-- Start --

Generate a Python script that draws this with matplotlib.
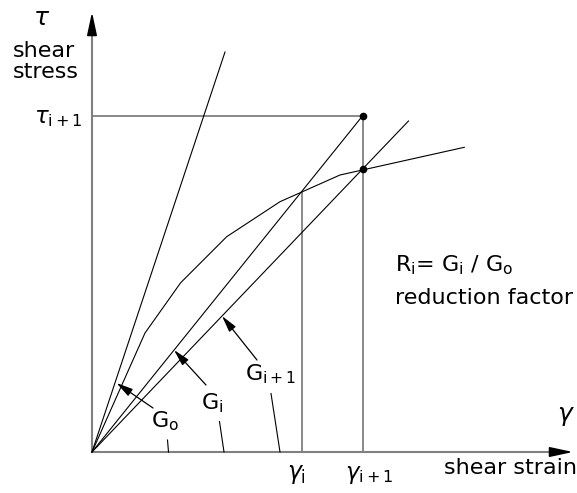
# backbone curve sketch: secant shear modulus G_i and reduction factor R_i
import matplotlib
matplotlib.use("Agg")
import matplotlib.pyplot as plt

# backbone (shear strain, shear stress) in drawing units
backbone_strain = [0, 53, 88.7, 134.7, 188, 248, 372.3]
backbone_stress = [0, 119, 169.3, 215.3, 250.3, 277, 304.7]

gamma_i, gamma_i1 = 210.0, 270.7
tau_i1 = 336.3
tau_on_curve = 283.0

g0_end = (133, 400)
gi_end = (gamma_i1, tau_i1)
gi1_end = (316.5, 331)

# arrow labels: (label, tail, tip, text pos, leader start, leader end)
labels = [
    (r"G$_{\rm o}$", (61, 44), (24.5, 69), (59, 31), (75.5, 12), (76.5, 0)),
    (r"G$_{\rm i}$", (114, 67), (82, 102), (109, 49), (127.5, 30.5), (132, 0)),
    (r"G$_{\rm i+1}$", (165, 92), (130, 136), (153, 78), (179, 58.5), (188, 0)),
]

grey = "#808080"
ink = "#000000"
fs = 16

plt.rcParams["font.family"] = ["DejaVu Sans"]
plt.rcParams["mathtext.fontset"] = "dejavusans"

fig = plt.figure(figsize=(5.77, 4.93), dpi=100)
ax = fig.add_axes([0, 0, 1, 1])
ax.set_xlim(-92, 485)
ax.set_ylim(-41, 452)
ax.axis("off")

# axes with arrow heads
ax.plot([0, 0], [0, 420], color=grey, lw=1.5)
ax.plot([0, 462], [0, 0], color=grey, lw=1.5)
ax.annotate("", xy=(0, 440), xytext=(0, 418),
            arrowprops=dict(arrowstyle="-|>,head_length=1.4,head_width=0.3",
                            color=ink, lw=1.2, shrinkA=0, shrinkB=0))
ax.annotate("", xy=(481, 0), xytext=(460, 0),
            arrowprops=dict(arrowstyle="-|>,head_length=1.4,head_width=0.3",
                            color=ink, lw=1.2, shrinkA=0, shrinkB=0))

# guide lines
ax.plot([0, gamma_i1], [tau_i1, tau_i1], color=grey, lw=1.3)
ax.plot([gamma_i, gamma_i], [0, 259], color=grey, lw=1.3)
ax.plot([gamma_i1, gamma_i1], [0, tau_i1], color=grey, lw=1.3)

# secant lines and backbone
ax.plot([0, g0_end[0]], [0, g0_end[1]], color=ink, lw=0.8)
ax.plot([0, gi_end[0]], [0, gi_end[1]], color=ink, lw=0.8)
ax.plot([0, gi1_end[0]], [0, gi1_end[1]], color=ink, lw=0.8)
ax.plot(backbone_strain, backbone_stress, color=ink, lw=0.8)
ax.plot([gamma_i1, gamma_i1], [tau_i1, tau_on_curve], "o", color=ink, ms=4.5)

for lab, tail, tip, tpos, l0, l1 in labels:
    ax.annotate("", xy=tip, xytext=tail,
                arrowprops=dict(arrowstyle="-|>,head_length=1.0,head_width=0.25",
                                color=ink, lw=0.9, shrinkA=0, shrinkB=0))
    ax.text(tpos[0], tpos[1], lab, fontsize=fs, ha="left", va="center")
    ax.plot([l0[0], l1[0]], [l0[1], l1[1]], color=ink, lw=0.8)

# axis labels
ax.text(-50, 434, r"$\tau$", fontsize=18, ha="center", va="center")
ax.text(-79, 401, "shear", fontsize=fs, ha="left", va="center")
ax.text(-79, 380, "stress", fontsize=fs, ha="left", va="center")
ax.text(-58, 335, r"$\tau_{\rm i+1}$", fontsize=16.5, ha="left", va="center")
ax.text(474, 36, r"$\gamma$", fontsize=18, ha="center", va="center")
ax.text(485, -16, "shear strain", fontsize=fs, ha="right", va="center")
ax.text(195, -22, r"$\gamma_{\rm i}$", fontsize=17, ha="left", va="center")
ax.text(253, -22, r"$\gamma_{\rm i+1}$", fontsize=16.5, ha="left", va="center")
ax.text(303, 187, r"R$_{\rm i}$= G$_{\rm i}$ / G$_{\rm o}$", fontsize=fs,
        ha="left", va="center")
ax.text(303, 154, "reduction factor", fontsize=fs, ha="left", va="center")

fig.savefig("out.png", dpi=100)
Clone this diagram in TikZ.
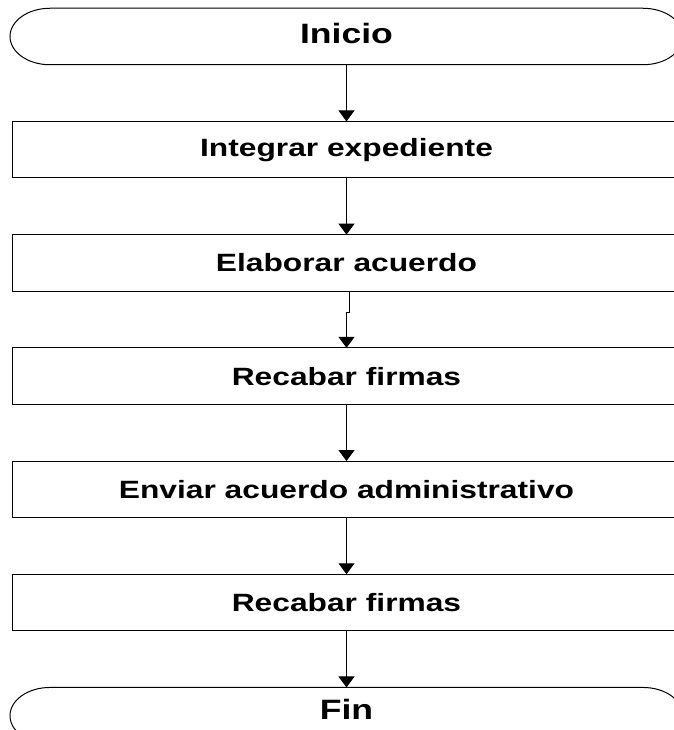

-- End --

◆ WHAT THE TASK ASKS ◆
Omit the pictures and give the material again, exactly and in full.

◆ WORKED SOLUTION ◆
Generate a Python script that draws this with matplotlib.
# backbone curve sketch: secant shear modulus G_i and reduction factor R_i
import matplotlib
matplotlib.use("Agg")
import matplotlib.pyplot as plt

# backbone (shear strain, shear stress) in drawing units
backbone_strain = [0, 53, 88.7, 134.7, 188, 248, 372.3]
backbone_stress = [0, 119, 169.3, 215.3, 250.3, 277, 304.7]

gamma_i, gamma_i1 = 210.0, 270.7
tau_i1 = 336.3
tau_on_curve = 283.0

g0_end = (133, 400)
gi_end = (gamma_i1, tau_i1)
gi1_end = (316.5, 331)

# arrow labels: (label, tail, tip, text pos, leader start, leader end)
labels = [
    (r"G$_{\rm o}$", (61, 44), (24.5, 69), (59, 31), (75.5, 12), (76.5, 0)),
    (r"G$_{\rm i}$", (114, 67), (82, 102), (109, 49), (127.5, 30.5), (132, 0)),
    (r"G$_{\rm i+1}$", (165, 92), (130, 136), (153, 78), (179, 58.5), (188, 0)),
]

grey = "#808080"
ink = "#000000"
fs = 16

plt.rcParams["font.family"] = ["DejaVu Sans"]
plt.rcParams["mathtext.fontset"] = "dejavusans"

fig = plt.figure(figsize=(5.77, 4.93), dpi=100)
ax = fig.add_axes([0, 0, 1, 1])
ax.set_xlim(-92, 485)
ax.set_ylim(-41, 452)
ax.axis("off")

# axes with arrow heads
ax.plot([0, 0], [0, 420], color=grey, lw=1.5)
ax.plot([0, 462], [0, 0], color=grey, lw=1.5)
ax.annotate("", xy=(0, 440), xytext=(0, 418),
            arrowprops=dict(arrowstyle="-|>,head_length=1.4,head_width=0.3",
                            color=ink, lw=1.2, shrinkA=0, shrinkB=0))
ax.annotate("", xy=(481, 0), xytext=(460, 0),
            arrowprops=dict(arrowstyle="-|>,head_length=1.4,head_width=0.3",
                            color=ink, lw=1.2, shrinkA=0, shrinkB=0))

# guide lines
ax.plot([0, gamma_i1], [tau_i1, tau_i1], color=grey, lw=1.3)
ax.plot([gamma_i, gamma_i], [0, 259], color=grey, lw=1.3)
ax.plot([gamma_i1, gamma_i1], [0, tau_i1], color=grey, lw=1.3)

# secant lines and backbone
ax.plot([0, g0_end[0]], [0, g0_end[1]], color=ink, lw=0.8)
ax.plot([0, gi_end[0]], [0, gi_end[1]], color=ink, lw=0.8)
ax.plot([0, gi1_end[0]], [0, gi1_end[1]], color=ink, lw=0.8)
ax.plot(backbone_strain, backbone_stress, color=ink, lw=0.8)
ax.plot([gamma_i1, gamma_i1], [tau_i1, tau_on_curve], "o", color=ink, ms=4.5)

for lab, tail, tip, tpos, l0, l1 in labels:
    ax.annotate("", xy=tip, xytext=tail,
                arrowprops=dict(arrowstyle="-|>,head_length=1.0,head_width=0.25",
                                color=ink, lw=0.9, shrinkA=0, shrinkB=0))
    ax.text(tpos[0], tpos[1], lab, fontsize=fs, ha="left", va="center")
    ax.plot([l0[0], l1[0]], [l0[1], l1[1]], color=ink, lw=0.8)

# axis labels
ax.text(-50, 434, r"$\tau$", fontsize=18, ha="center", va="center")
ax.text(-79, 401, "shear", fontsize=fs, ha="left", va="center")
ax.text(-79, 380, "stress", fontsize=fs, ha="left", va="center")
ax.text(-58, 335, r"$\tau_{\rm i+1}$", fontsize=16.5, ha="left", va="center")
ax.text(474, 36, r"$\gamma$", fontsize=18, ha="center", va="center")
ax.text(485, -16, "shear strain", fontsize=fs, ha="right", va="center")
ax.text(195, -22, r"$\gamma_{\rm i}$", fontsize=17, ha="left", va="center")
ax.text(253, -22, r"$\gamma_{\rm i+1}$", fontsize=16.5, ha="left", va="center")
ax.text(303, 187, r"R$_{\rm i}$= G$_{\rm i}$ / G$_{\rm o}$", fontsize=fs,
        ha="left", va="center")
ax.text(303, 154, "reduction factor", fontsize=fs, ha="left", va="center")

fig.savefig("out.png", dpi=100)
Clone this diagram in TikZ.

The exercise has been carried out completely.